## START Materials provided
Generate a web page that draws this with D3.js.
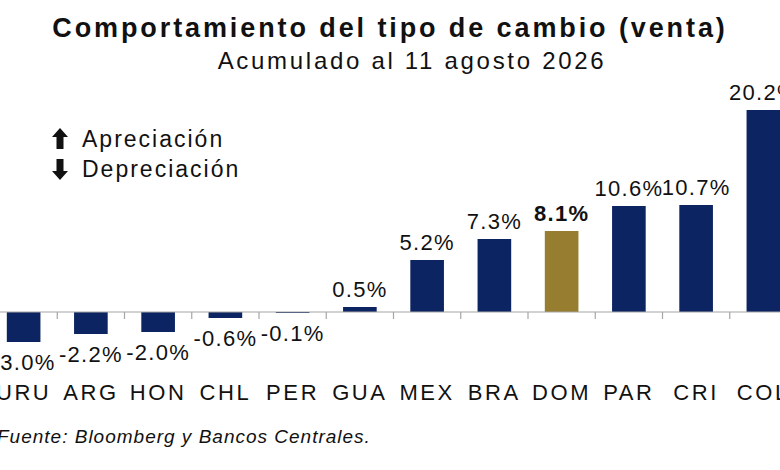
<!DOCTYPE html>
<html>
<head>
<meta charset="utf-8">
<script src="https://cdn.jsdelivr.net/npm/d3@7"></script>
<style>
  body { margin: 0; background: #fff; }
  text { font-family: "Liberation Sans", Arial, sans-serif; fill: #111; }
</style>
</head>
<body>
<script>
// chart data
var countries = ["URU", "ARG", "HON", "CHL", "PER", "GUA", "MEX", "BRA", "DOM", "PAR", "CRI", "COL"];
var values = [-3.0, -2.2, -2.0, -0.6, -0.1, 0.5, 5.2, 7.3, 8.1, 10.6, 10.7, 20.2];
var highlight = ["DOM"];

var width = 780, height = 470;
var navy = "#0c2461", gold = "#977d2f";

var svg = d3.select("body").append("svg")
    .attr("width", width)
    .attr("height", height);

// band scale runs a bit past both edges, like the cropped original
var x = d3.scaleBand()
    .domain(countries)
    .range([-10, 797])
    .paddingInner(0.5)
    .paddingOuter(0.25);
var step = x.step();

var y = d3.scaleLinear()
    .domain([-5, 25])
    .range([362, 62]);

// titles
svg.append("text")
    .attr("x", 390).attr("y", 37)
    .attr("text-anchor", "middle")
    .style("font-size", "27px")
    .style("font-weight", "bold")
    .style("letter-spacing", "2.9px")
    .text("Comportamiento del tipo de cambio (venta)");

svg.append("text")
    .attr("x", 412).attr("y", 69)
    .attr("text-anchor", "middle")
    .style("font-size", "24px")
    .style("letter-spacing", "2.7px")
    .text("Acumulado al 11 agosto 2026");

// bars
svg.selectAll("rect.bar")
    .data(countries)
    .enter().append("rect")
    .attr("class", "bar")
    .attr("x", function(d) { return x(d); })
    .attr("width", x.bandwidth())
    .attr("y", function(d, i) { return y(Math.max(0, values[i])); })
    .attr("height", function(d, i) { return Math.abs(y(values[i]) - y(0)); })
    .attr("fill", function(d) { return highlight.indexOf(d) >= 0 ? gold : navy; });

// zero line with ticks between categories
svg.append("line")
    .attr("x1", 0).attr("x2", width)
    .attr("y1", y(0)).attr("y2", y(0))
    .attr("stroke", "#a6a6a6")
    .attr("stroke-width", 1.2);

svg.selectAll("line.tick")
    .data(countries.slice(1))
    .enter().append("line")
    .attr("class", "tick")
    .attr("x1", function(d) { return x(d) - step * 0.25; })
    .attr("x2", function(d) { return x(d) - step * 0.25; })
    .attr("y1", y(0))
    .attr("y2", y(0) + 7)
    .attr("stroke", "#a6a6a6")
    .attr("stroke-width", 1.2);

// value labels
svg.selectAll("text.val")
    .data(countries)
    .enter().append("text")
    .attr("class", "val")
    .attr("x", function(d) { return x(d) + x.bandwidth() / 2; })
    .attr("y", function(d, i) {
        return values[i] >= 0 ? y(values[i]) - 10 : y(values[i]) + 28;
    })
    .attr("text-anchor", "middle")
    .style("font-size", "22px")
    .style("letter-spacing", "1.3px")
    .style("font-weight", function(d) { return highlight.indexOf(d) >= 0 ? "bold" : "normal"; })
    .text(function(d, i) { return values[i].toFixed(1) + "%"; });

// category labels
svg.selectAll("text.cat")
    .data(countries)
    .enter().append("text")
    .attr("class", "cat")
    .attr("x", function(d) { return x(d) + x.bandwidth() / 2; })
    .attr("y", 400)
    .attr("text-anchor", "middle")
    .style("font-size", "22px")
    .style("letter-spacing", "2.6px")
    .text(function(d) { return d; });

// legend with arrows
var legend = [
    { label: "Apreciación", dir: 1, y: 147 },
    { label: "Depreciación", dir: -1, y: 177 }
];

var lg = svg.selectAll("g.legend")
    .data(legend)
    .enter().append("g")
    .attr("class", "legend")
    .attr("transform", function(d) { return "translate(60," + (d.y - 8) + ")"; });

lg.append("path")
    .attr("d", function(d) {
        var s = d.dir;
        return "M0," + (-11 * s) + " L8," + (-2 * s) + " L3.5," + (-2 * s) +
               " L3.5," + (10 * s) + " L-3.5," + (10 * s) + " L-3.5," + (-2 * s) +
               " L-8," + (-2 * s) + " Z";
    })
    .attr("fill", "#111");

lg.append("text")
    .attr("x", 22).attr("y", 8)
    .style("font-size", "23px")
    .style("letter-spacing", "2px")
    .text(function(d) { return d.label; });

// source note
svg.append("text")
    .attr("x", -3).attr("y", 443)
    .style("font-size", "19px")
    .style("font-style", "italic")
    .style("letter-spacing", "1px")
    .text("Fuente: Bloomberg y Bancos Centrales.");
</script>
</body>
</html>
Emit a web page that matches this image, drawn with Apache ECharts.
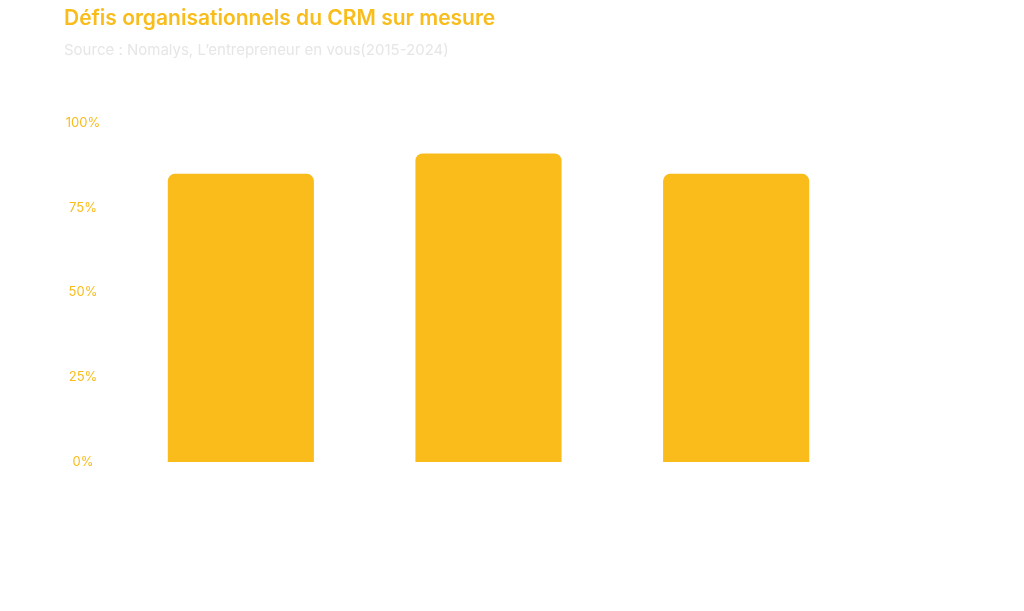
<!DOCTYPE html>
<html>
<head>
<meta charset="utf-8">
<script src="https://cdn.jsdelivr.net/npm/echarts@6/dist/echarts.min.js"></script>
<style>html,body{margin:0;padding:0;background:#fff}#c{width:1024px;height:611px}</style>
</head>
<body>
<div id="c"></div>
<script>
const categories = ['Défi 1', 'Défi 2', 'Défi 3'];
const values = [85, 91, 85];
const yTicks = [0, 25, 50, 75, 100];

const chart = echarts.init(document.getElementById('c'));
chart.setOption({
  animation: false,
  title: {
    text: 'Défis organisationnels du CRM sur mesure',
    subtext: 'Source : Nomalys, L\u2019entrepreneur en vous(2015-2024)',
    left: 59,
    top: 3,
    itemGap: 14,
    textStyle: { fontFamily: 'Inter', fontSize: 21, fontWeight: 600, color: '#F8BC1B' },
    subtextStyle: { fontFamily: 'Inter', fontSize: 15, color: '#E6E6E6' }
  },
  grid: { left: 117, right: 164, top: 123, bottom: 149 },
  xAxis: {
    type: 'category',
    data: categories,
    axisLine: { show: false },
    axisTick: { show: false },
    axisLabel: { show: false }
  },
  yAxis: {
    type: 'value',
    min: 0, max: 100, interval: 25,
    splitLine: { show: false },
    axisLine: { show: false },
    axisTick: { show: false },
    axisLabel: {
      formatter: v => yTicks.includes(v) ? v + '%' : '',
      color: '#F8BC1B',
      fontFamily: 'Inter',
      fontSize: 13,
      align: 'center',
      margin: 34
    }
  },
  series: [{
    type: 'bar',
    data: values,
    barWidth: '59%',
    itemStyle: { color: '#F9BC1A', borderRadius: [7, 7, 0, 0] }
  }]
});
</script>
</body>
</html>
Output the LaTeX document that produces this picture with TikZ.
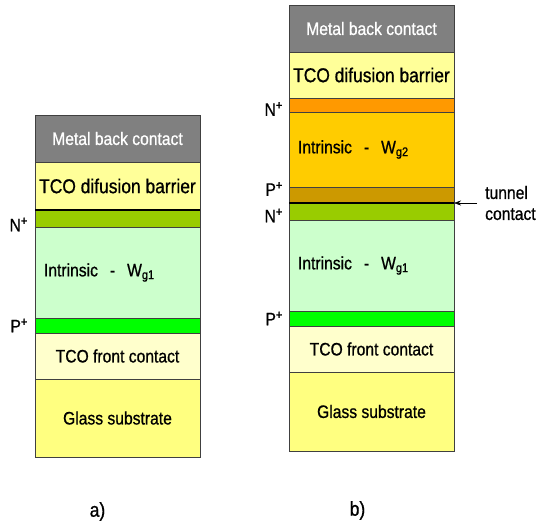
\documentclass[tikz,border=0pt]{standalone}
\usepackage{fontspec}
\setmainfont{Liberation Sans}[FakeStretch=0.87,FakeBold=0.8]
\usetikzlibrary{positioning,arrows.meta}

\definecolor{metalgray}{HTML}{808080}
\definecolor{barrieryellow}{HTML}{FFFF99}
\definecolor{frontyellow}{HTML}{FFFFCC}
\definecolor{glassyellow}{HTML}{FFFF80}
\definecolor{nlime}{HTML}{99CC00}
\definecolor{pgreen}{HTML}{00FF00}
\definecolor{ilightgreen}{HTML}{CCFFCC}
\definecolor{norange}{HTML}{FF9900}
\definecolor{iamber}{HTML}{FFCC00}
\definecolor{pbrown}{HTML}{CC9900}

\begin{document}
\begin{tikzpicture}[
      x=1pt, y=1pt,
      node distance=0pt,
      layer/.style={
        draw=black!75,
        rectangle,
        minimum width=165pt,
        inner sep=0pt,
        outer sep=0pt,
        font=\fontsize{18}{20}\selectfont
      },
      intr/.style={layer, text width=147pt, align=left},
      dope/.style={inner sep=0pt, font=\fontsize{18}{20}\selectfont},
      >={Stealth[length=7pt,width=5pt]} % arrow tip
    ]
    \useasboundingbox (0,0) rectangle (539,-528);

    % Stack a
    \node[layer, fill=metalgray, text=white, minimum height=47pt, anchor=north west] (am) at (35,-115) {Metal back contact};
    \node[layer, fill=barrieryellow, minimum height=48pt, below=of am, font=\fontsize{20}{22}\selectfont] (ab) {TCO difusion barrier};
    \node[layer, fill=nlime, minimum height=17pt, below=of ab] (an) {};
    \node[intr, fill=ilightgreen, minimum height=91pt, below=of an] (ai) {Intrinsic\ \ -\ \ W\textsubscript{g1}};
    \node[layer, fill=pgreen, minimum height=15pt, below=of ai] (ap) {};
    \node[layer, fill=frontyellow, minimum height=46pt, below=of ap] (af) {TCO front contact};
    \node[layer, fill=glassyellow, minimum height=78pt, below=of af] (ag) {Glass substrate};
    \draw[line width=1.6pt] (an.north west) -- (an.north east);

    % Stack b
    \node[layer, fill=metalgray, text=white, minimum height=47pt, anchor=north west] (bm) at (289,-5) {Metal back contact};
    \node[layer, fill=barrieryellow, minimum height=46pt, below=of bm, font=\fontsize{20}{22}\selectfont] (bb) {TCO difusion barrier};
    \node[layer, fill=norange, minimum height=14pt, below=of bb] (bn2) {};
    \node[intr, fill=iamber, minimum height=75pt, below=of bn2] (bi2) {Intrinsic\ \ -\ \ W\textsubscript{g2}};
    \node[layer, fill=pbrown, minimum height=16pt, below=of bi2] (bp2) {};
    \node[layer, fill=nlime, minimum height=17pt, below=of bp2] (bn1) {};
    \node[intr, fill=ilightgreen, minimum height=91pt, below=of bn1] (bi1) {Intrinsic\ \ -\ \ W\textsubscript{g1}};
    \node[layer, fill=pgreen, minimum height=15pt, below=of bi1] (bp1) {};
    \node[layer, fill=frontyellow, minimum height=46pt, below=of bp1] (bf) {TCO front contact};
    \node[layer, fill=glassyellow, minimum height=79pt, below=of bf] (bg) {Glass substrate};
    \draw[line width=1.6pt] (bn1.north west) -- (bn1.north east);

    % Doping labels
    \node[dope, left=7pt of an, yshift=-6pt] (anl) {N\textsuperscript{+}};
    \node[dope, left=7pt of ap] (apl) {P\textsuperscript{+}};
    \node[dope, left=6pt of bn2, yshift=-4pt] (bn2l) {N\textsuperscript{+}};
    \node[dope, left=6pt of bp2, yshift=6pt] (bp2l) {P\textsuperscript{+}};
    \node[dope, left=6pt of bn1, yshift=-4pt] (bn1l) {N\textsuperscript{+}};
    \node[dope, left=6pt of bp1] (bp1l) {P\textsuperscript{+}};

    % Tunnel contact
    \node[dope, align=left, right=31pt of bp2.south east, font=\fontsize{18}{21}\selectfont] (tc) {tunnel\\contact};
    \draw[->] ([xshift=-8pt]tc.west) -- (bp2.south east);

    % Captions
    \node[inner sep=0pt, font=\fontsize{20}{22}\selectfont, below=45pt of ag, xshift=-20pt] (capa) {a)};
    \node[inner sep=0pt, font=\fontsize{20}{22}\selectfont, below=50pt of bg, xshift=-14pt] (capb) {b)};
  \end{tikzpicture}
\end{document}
## END Materials provided
» Your instructions
Pull out every line of the entries that includes the word "this".

» Response to the task
Generate a web page that draws this with D3.js.
Emit a web page that matches this image, drawn with Apache ECharts.
Output the LaTeX document that produces this picture with TikZ.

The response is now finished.